┌──

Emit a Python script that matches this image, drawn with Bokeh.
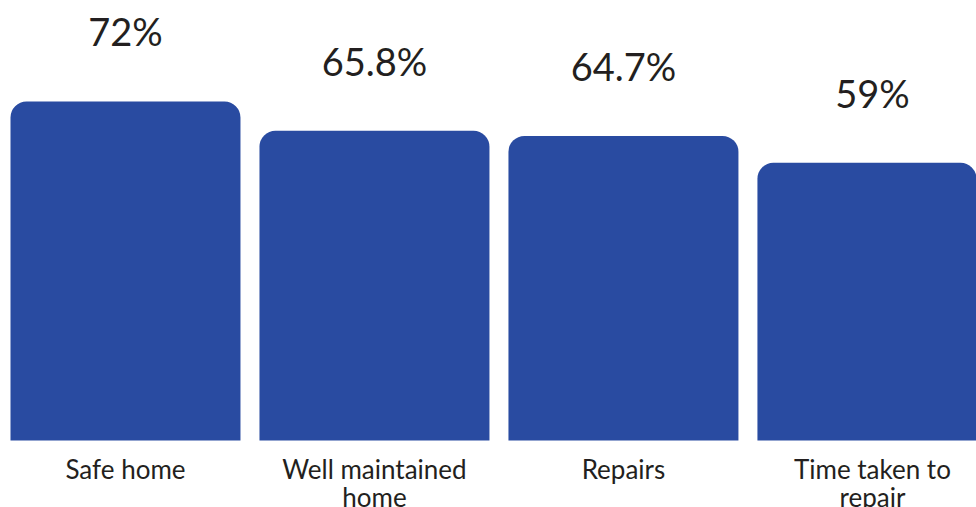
from bokeh.plotting import figure
from bokeh.models import ColumnDataSource, Range1d
from bokeh.core.properties import value
from bokeh.embed import file_html
from bokeh.resources import INLINE

categories = ["Safe home", "Well maintained\nhome", "Repairs", "Time taken to\nrepair"]
values = [72, 65.8, 64.7, 59]
value_labels = ["72%", "65.8%", "64.7%", "59%"]

xs = list(range(len(categories)))
src = ColumnDataSource(dict(
    x=xs,
    top=values,
    cat=categories,
    lab=value_labels,
    lab_y=[v + 14.9 for v in values],
    cat_y=[-2.6] * len(values),
))

p = figure(width=976, height=507, output_backend="svg", toolbar_location=None,
           x_range=Range1d(-0.502, 3.418), y_range=Range1d(-14.23, 93.46),
           min_border=0, min_border_left=0, min_border_right=0,
           min_border_top=0, min_border_bottom=0)
p.axis.visible = False
p.grid.visible = False
p.outline_line_color = None
p.background_fill_color = "white"
p.border_fill_color = "white"

p.vbar(x="x", top="top", bottom=0, width=0.9237, source=src,
       fill_color="#294ba1", line_color=None, border_radius=(16, 16, 0, 0))

p.text(x="x", y="lab_y", text="lab", source=src, text_align="center",
       text_baseline="alphabetic", text_font=value("Lato"),
       text_font_size="38px", text_color="#231f20")

p.text(x="x", y="cat_y", text="cat", source=src, text_align="center",
       text_baseline="top", text_font=value("Lato"),
       text_font_size="26px", text_color="#231f20", text_line_height=0.88)

open("out.html", "w").write(file_html(p, INLINE))
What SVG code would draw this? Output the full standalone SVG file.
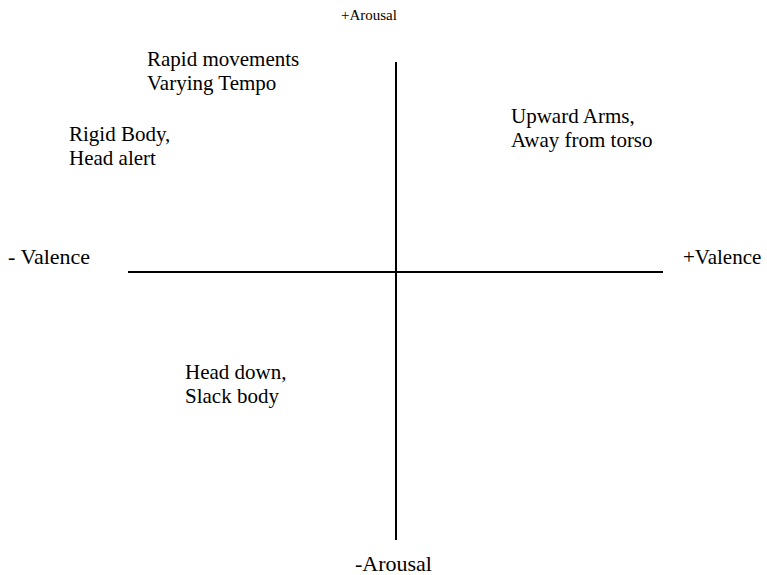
<svg xmlns="http://www.w3.org/2000/svg" width="767" height="575" viewBox="0 0 767 575">
<style>
text{font-family:"Liberation Serif","Times New Roman","DejaVu Serif",serif;font-size:21px;fill:#000}
.small{font-size:15px}
.big{font-size:22px}
.ax{stroke:#000;stroke-width:2;fill:none}
</style>
<rect width="767" height="575" fill="#fff"/>
<g id="axes">
<line class="ax" x1="396" y1="62" x2="396" y2="540"/>
<line class="ax" x1="128" y1="272" x2="663" y2="272"/>
</g>
<g id="axis-labels" font-family="Liberation Serif, serif">
<text class="small" x="341" y="20">+Arousal</text>
<text class="big" x="355" y="571">-Arousal</text>
<text class="big" x="8" y="264">- Valence</text>
<text x="683" y="264">+Valence</text>
</g>
<g id="node-rapid" font-family="Liberation Serif, serif"><text x="147" y="66">Rapid movements</text><text x="147" y="90">Varying Tempo</text></g>
<g id="node-rigid" font-family="Liberation Serif, serif"><text x="69" y="141">Rigid Body,</text><text x="69" y="165">Head alert</text></g>
<g id="node-upward" font-family="Liberation Serif, serif"><text x="511" y="123">Upward Arms,</text><text x="511" y="147">Away from torso</text></g>
<g id="node-head" font-family="Liberation Serif, serif"><text x="185" y="379">Head down,</text><text x="185" y="403">Slack body</text></g>
</svg>
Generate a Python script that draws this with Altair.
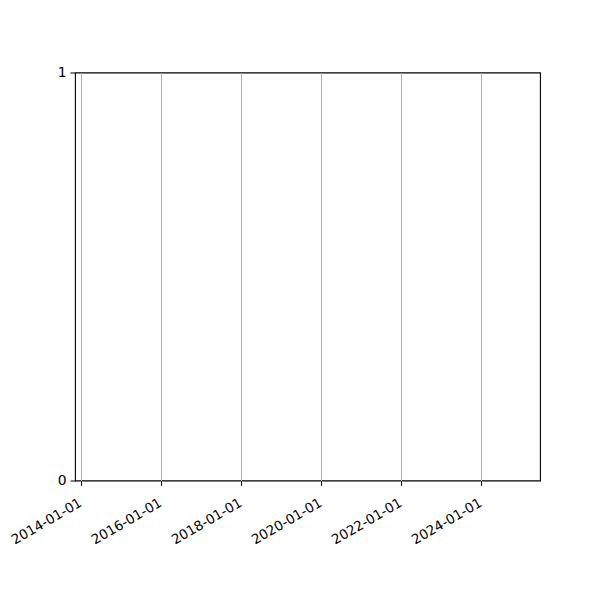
import altair as alt
import pandas as pd

# Data: the chart is empty (no series plotted)
dates = []
values = []
x_domain = ["2013-11-09", "2025-06-23"]
x_ticks = ["2014-01-01", "2016-01-01", "2018-01-01", "2020-01-01", "2022-01-01", "2024-01-01"]
y_domain = [0, 1]
y_ticks = [0, 1]

df = pd.DataFrame({"date": pd.to_datetime(pd.Series(dates, dtype="object")), "value": pd.Series(values, dtype="float")})

tick_dt = [alt.DateTime(year=int(t[:4]), month=int(t[5:7]), date=int(t[8:10])) for t in x_ticks]
dom_dt = [alt.DateTime(year=int(t[:4]), month=int(t[5:7]), date=int(t[8:10])) for t in x_domain]

chart = alt.Chart(df).mark_point().encode(
    x=alt.X("date:T",
            scale=alt.Scale(domain=dom_dt, nice=False),
            axis=alt.Axis(values=tick_dt, format="%Y-%m-%d", title=None,
                          labelAngle=330, labelAlign="right", labelBaseline="top",
                          labelOffset=-4, labelPadding=10,
                          grid=True, gridColor="#b0b0b0", gridWidth=1,
                          tickSize=5, tickColor="black", domain=False,
                          labelColor="black", labelFont="DejaVu Sans", labelFontSize=13.5)),
    y=alt.Y("value:Q",
            scale=alt.Scale(domain=y_domain, nice=False, zero=False),
            axis=alt.Axis(values=y_ticks, format="d", title=None, grid=False,
                          tickSize=5, tickColor="black", domain=False, labelPadding=4,
                          labelColor="black", labelFont="DejaVu Sans", labelFontSize=13.9)),
).properties(
    width=465, height=408,
    autosize=alt.AutoSizeParams(type="none"),
    padding={"left": 67, "top": 64.5, "right": 50, "bottom": 100},
).configure(
    background="white"
).configure_view(
    stroke="black", strokeWidth=1.1
)

chart.save("out.html", embed_options={"renderer": "svg", "actions": False})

└──

**EXERCISE PROMPT**
Make an exact copy of the lines from the one holding "Generate a Python" through the one holding "t in x_domain]", end lines included, without the pictures.

**THE SOLUTION**
Generate a Python script that draws this with Altair.
import altair as alt
import pandas as pd

# Data: the chart is empty (no series plotted)
dates = []
values = []
x_domain = ["2013-11-09", "2025-06-23"]
x_ticks = ["2014-01-01", "2016-01-01", "2018-01-01", "2020-01-01", "2022-01-01", "2024-01-01"]
y_domain = [0, 1]
y_ticks = [0, 1]

df = pd.DataFrame({"date": pd.to_datetime(pd.Series(dates, dtype="object")), "value": pd.Series(values, dtype="float")})

tick_dt = [alt.DateTime(year=int(t[:4]), month=int(t[5:7]), date=int(t[8:10])) for t in x_ticks]
dom_dt = [alt.DateTime(year=int(t[:4]), month=int(t[5:7]), date=int(t[8:10])) for t in x_domain]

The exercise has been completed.